SOURCE MATERIAL:
— begin —
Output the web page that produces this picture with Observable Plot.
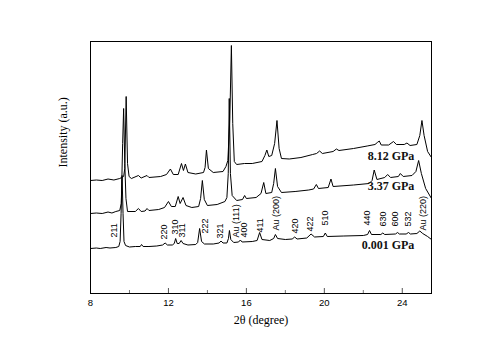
<!DOCTYPE html>
<html>
<head>
<meta charset="utf-8">
<script src="https://cdn.jsdelivr.net/npm/d3@7"></script>
<script src="https://cdn.jsdelivr.net/npm/@observablehq/plot@0.6"></script>
<style>
  html, body { margin: 0; padding: 0; background: #fff; }
  #chart { width: 500px; height: 351px; }
</style>
</head>
<body>
<div id="chart"></div>
<script>
// XRD patterns: [2θ (degree), intensity (a.u., offset)]
const spec001 = [
  [8.0,45],[8.3,45.5],[8.5,45],[8.8,46],[9.0,45.5],[9.3,46],[9.45,47],[9.52,52],[9.57,80],[9.62,118],[9.67,80],[9.72,52],[9.8,48],
  [10.0,46.5],[10.3,47],[10.55,47],[10.62,49],[10.7,47],[11.0,47],[11.4,47.5],[11.7,48.5],[11.83,50.5],[11.95,48.5],[12.2,48.5],
  [12.3,50],[12.37,55],[12.45,50],[12.55,50],[12.65,53],[12.75,50],[13.0,48.5],[13.4,49],[13.5,51],[13.6,65],[13.7,52],[13.85,49.5],
  [14.3,49.5],[14.6,50.5],[14.7,52.5],[14.8,50.5],[15.0,50.5],[15.08,55],[15.13,63],[15.2,54],[15.35,51],[15.6,51.5],[15.69,53.5],
  [15.78,51.5],[16.3,52],[16.55,53],[16.68,61],[16.8,54],[17.2,53],[17.4,55],[17.49,59],[17.6,55],[18.0,54],[18.35,54.5],[18.48,56.5],
  [18.6,54.5],[19.1,55.5],[19.32,59.5],[19.5,56.5],[19.95,57],[20.05,60.5],[20.15,57],[21.0,57.5],[22.0,58],[22.22,59],[22.32,63],
  [22.42,59],[22.9,59],[23.0,60.5],[23.1,59],[23.65,59.5],[23.76,61],[23.85,59.5],[24.2,59.5],[24.32,61],[24.42,59.5],[24.75,60],
  [24.9,62.5],[25.05,60],[25.3,57],[25.5,54]
];
const spec337 = [
  [8.0,80],[8.3,80.5],[8.6,80],[8.9,81.5],[9.1,80.5],[9.3,82],[9.5,83],[9.58,90],[9.65,150],[9.7,185],[9.76,130],[9.82,95],[9.9,82],
  [10.3,82],[10.46,85],[10.6,82],[10.8,82.5],[10.9,85],[11.0,83],[11.5,84],[11.8,86],[12.0,92],[12.15,87],[12.35,87],[12.5,97],
  [12.6,90],[12.75,96],[12.9,88],[13.2,86],[13.55,87],[13.65,95],[13.74,113],[13.84,94],[14.0,88],[14.5,89],[14.9,92],[15.0,96],
  [15.07,120],[15.12,195],[15.18,120],[15.27,98],[15.5,93],[15.8,94],[15.91,98],[16.0,95],[16.5,96],[16.75,100],[16.89,111],
  [17.0,100],[17.3,101],[17.4,110],[17.49,125],[17.6,107],[17.8,101],[18.5,102],[19.2,103.5],[19.45,104.5],[19.59,109],[19.7,105],
  [20.2,106],[20.34,114.5],[20.45,107],[21.5,108.5],[22.3,110],[22.45,113],[22.56,123.5],[22.7,114],[23.1,116],[23.25,119],
  [23.4,116],[23.8,117],[23.9,120],[24.05,117],[24.5,118],[24.7,122],[24.84,133],[24.98,120],[25.2,105],[25.5,95]
];
const spec812 = [
  [8.0,113],[8.3,113.5],[8.6,113],[8.9,114.5],[9.2,113.5],[9.5,115],[9.7,117],[9.76,125],[9.83,197],[9.9,130],[9.98,117],[10.1,115],
  [10.46,118],[10.6,115.5],[10.9,118],[11.0,116],[11.6,117],[11.9,119],[12.1,124.5],[12.25,119],[12.5,119],[12.67,130],[12.77,123],
  [12.87,129.5],[13.0,121],[13.4,119.5],[13.8,121],[13.88,126],[13.95,143.5],[14.05,125],[14.3,121],[14.8,122],[14.95,127],
  [15.05,133],[15.15,175],[15.23,248],[15.3,170],[15.38,132],[15.5,129],[15.9,130],[16.3,130],[16.8,132],[16.95,138],[17.05,143.5],
  [17.15,137],[17.3,138],[17.45,150],[17.57,173],[17.68,145],[17.8,135],[18.2,134.5],[18.8,136],[19.4,139],[19.6,140],[19.76,142.5],
  [19.9,140],[20.45,142],[20.62,144.5],[20.75,143],[21.5,145],[22.2,147.5],[22.6,149],[22.72,151],[22.82,152.5],[22.92,148.5],
  [23.3,148.5],[23.55,152],[23.7,149],[24.1,149],[24.24,150.5],[24.4,148],[24.75,149],[24.9,158],[25.01,173],[25.12,158],
  [25.3,142],[25.5,136]
];

// Peak (hkl) labels of the 0.001 GPa pattern
const peakNames = ["211","220","310","311","222","321","Au (111)","400","411","Au (200)","420","422","510","440","630","600","532","Au (220)"];
const peakX =     [9.19, 11.79, 12.32, 12.72, 13.86, 14.67, 15.46, 15.86, 16.72, 17.54, 18.48, 19.28, 20.05, 22.22, 23.01, 23.64, 24.32, 25.09];
const peakY =     [56,   54,    59,    56,    60,    55,    56,    56,    61,    63,    60,    62,    68,    68,    67,    67,    67,    63];

// Pressure labels
const pressures = ["8.12 GPa", "3.37 GPa", "0.001 GPa"];
const pressureX = [24.62, 24.62, 24.62];
const pressureY = [137, 107, 48];

const majorTicks = [8, 12, 16, 20, 24];
const minorTicks = [10, 14, 18, 22];

const series = [spec001, spec337, spec812];
const lines = series.flatMap((s, i) => s.map(([t, v]) => ({t, v, s: i})));
const peaks = peakNames.map((n, i) => ({n, x: peakX[i], y: peakY[i]}));
const plabels = pressures.map((n, i) => ({n, x: pressureX[i], y: pressureY[i]}));

const serif = "'Liberation Serif', 'Times New Roman', serif";

const chart = Plot.plot({
  width: 500,
  height: 351,
  marginLeft: 90,
  marginRight: 69,
  marginTop: 41,
  marginBottom: 58,
  style: {fontFamily: "'Liberation Sans', Arial, sans-serif", background: "#fff", color: "#000"},
  x: {domain: [8, 25.5]},
  y: {domain: [0, 252], axis: null},
  marks: [
    Plot.axisX(majorTicks, {tickSize: 0, tickPadding: 6, fontSize: 9.5, color: "#000", label: null}),
    // inward tick marks (length in y units, 1 unit = 1 px)
    Plot.ruleX(majorTicks, {y1: 0, y2: 5, stroke: "#555", strokeWidth: 1}),
    Plot.ruleX(minorTicks, {y1: 0, y2: 3, stroke: "#777", strokeWidth: 1}),
    Plot.frame({stroke: "#000", strokeWidth: 1}),
    Plot.line(lines, {x: "t", y: "v", z: "s", stroke: "#000", strokeWidth: 1, curve: "linear"}),
    Plot.text(peaks, {x: "x", y: "y", text: "n", rotate: -90, textAnchor: "start", fontSize: 9, fill: "#000"}),
    Plot.text(plabels, {x: "x", y: "y", text: "n", textAnchor: "end", fontSize: 12, fontWeight: "bold", fontFamily: serif, fill: "#111"}),
    Plot.text(["2θ (degree)"], {frameAnchor: "bottom", dy: 30, fontSize: 12, fontFamily: serif, fill: "#000"}),
    Plot.text(["Intensity (a.u.)"], {frameAnchor: "left", dx: -27, rotate: -90, fontSize: 12, fontFamily: serif, fill: "#000"})
  ]
});
document.getElementById("chart").appendChild(chart);
</script>
</body>
</html>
— end —
TASK STATEMENT: Copy out every line of the material above exactly, skipping the pictures.

CORRECT ANSWER:
Output the web page that produces this picture with Observable Plot.
<!DOCTYPE html>
<html>
<head>
<meta charset="utf-8">
<script src="https://cdn.jsdelivr.net/npm/d3@7"></script>
<script src="https://cdn.jsdelivr.net/npm/@observablehq/plot@0.6"></script>
<style>
  html, body { margin: 0; padding: 0; background: #fff; }
  #chart { width: 500px; height: 351px; }
</style>
</head>
<body>
<div id="chart"></div>
<script>
// XRD patterns: [2θ (degree), intensity (a.u., offset)]
const spec001 = [
  [8.0,45],[8.3,45.5],[8.5,45],[8.8,46],[9.0,45.5],[9.3,46],[9.45,47],[9.52,52],[9.57,80],[9.62,118],[9.67,80],[9.72,52],[9.8,48],
  [10.0,46.5],[10.3,47],[10.55,47],[10.62,49],[10.7,47],[11.0,47],[11.4,47.5],[11.7,48.5],[11.83,50.5],[11.95,48.5],[12.2,48.5],
  [12.3,50],[12.37,55],[12.45,50],[12.55,50],[12.65,53],[12.75,50],[13.0,48.5],[13.4,49],[13.5,51],[13.6,65],[13.7,52],[13.85,49.5],
  [14.3,49.5],[14.6,50.5],[14.7,52.5],[14.8,50.5],[15.0,50.5],[15.08,55],[15.13,63],[15.2,54],[15.35,51],[15.6,51.5],[15.69,53.5],
  [15.78,51.5],[16.3,52],[16.55,53],[16.68,61],[16.8,54],[17.2,53],[17.4,55],[17.49,59],[17.6,55],[18.0,54],[18.35,54.5],[18.48,56.5],
  [18.6,54.5],[19.1,55.5],[19.32,59.5],[19.5,56.5],[19.95,57],[20.05,60.5],[20.15,57],[21.0,57.5],[22.0,58],[22.22,59],[22.32,63],
  [22.42,59],[22.9,59],[23.0,60.5],[23.1,59],[23.65,59.5],[23.76,61],[23.85,59.5],[24.2,59.5],[24.32,61],[24.42,59.5],[24.75,60],
  [24.9,62.5],[25.05,60],[25.3,57],[25.5,54]
];
const spec337 = [
  [8.0,80],[8.3,80.5],[8.6,80],[8.9,81.5],[9.1,80.5],[9.3,82],[9.5,83],[9.58,90],[9.65,150],[9.7,185],[9.76,130],[9.82,95],[9.9,82],
  [10.3,82],[10.46,85],[10.6,82],[10.8,82.5],[10.9,85],[11.0,83],[11.5,84],[11.8,86],[12.0,92],[12.15,87],[12.35,87],[12.5,97],
  [12.6,90],[12.75,96],[12.9,88],[13.2,86],[13.55,87],[13.65,95],[13.74,113],[13.84,94],[14.0,88],[14.5,89],[14.9,92],[15.0,96],
  [15.07,120],[15.12,195],[15.18,120],[15.27,98],[15.5,93],[15.8,94],[15.91,98],[16.0,95],[16.5,96],[16.75,100],[16.89,111],
  [17.0,100],[17.3,101],[17.4,110],[17.49,125],[17.6,107],[17.8,101],[18.5,102],[19.2,103.5],[19.45,104.5],[19.59,109],[19.7,105],
  [20.2,106],[20.34,114.5],[20.45,107],[21.5,108.5],[22.3,110],[22.45,113],[22.56,123.5],[22.7,114],[23.1,116],[23.25,119],
  [23.4,116],[23.8,117],[23.9,120],[24.05,117],[24.5,118],[24.7,122],[24.84,133],[24.98,120],[25.2,105],[25.5,95]
];
const spec812 = [
  [8.0,113],[8.3,113.5],[8.6,113],[8.9,114.5],[9.2,113.5],[9.5,115],[9.7,117],[9.76,125],[9.83,197],[9.9,130],[9.98,117],[10.1,115],
  [10.46,118],[10.6,115.5],[10.9,118],[11.0,116],[11.6,117],[11.9,119],[12.1,124.5],[12.25,119],[12.5,119],[12.67,130],[12.77,123],
  [12.87,129.5],[13.0,121],[13.4,119.5],[13.8,121],[13.88,126],[13.95,143.5],[14.05,125],[14.3,121],[14.8,122],[14.95,127],
  [15.05,133],[15.15,175],[15.23,248],[15.3,170],[15.38,132],[15.5,129],[15.9,130],[16.3,130],[16.8,132],[16.95,138],[17.05,143.5],
  [17.15,137],[17.3,138],[17.45,150],[17.57,173],[17.68,145],[17.8,135],[18.2,134.5],[18.8,136],[19.4,139],[19.6,140],[19.76,142.5],
  [19.9,140],[20.45,142],[20.62,144.5],[20.75,143],[21.5,145],[22.2,147.5],[22.6,149],[22.72,151],[22.82,152.5],[22.92,148.5],
  [23.3,148.5],[23.55,152],[23.7,149],[24.1,149],[24.24,150.5],[24.4,148],[24.75,149],[24.9,158],[25.01,173],[25.12,158],
  [25.3,142],[25.5,136]
];

// Peak (hkl) labels of the 0.001 GPa pattern
const peakNames = ["211","220","310","311","222","321","Au (111)","400","411","Au (200)","420","422","510","440","630","600","532","Au (220)"];
const peakX =     [9.19, 11.79, 12.32, 12.72, 13.86, 14.67, 15.46, 15.86, 16.72, 17.54, 18.48, 19.28, 20.05, 22.22, 23.01, 23.64, 24.32, 25.09];
const peakY =     [56,   54,    59,    56,    60,    55,    56,    56,    61,    63,    60,    62,    68,    68,    67,    67,    67,    63];

// Pressure labels
const pressures = ["8.12 GPa", "3.37 GPa", "0.001 GPa"];
const pressureX = [24.62, 24.62, 24.62];
const pressureY = [137, 107, 48];

const majorTicks = [8, 12, 16, 20, 24];
const minorTicks = [10, 14, 18, 22];

const series = [spec001, spec337, spec812];
const lines = series.flatMap((s, i) => s.map(([t, v]) => ({t, v, s: i})));
const peaks = peakNames.map((n, i) => ({n, x: peakX[i], y: peakY[i]}));
const plabels = pressures.map((n, i) => ({n, x: pressureX[i], y: pressureY[i]}));

const serif = "'Liberation Serif', 'Times New Roman', serif";

const chart = Plot.plot({
  width: 500,
  height: 351,
  marginLeft: 90,
  marginRight: 69,
  marginTop: 41,
  marginBottom: 58,
  style: {fontFamily: "'Liberation Sans', Arial, sans-serif", background: "#fff", color: "#000"},
  x: {domain: [8, 25.5]},
  y: {domain: [0, 252], axis: null},
  marks: [
    Plot.axisX(majorTicks, {tickSize: 0, tickPadding: 6, fontSize: 9.5, color: "#000", label: null}),
    // inward tick marks (length in y units, 1 unit = 1 px)
    Plot.ruleX(majorTicks, {y1: 0, y2: 5, stroke: "#555", strokeWidth: 1}),
    Plot.ruleX(minorTicks, {y1: 0, y2: 3, stroke: "#777", strokeWidth: 1}),
    Plot.frame({stroke: "#000", strokeWidth: 1}),
    Plot.line(lines, {x: "t", y: "v", z: "s", stroke: "#000", strokeWidth: 1, curve: "linear"}),
    Plot.text(peaks, {x: "x", y: "y", text: "n", rotate: -90, textAnchor: "start", fontSize: 9, fill: "#000"}),
    Plot.text(plabels, {x: "x", y: "y", text: "n", textAnchor: "end", fontSize: 12, fontWeight: "bold", fontFamily: serif, fill: "#111"}),
    Plot.text(["2θ (degree)"], {frameAnchor: "bottom", dy: 30, fontSize: 12, fontFamily: serif, fill: "#000"}),
    Plot.text(["Intensity (a.u.)"], {frameAnchor: "left", dx: -27, rotate: -90, fontSize: 12, fontFamily: serif, fill: "#000"})
  ]
});
document.getElementById("chart").appendChild(chart);
</script>
</body>
</html>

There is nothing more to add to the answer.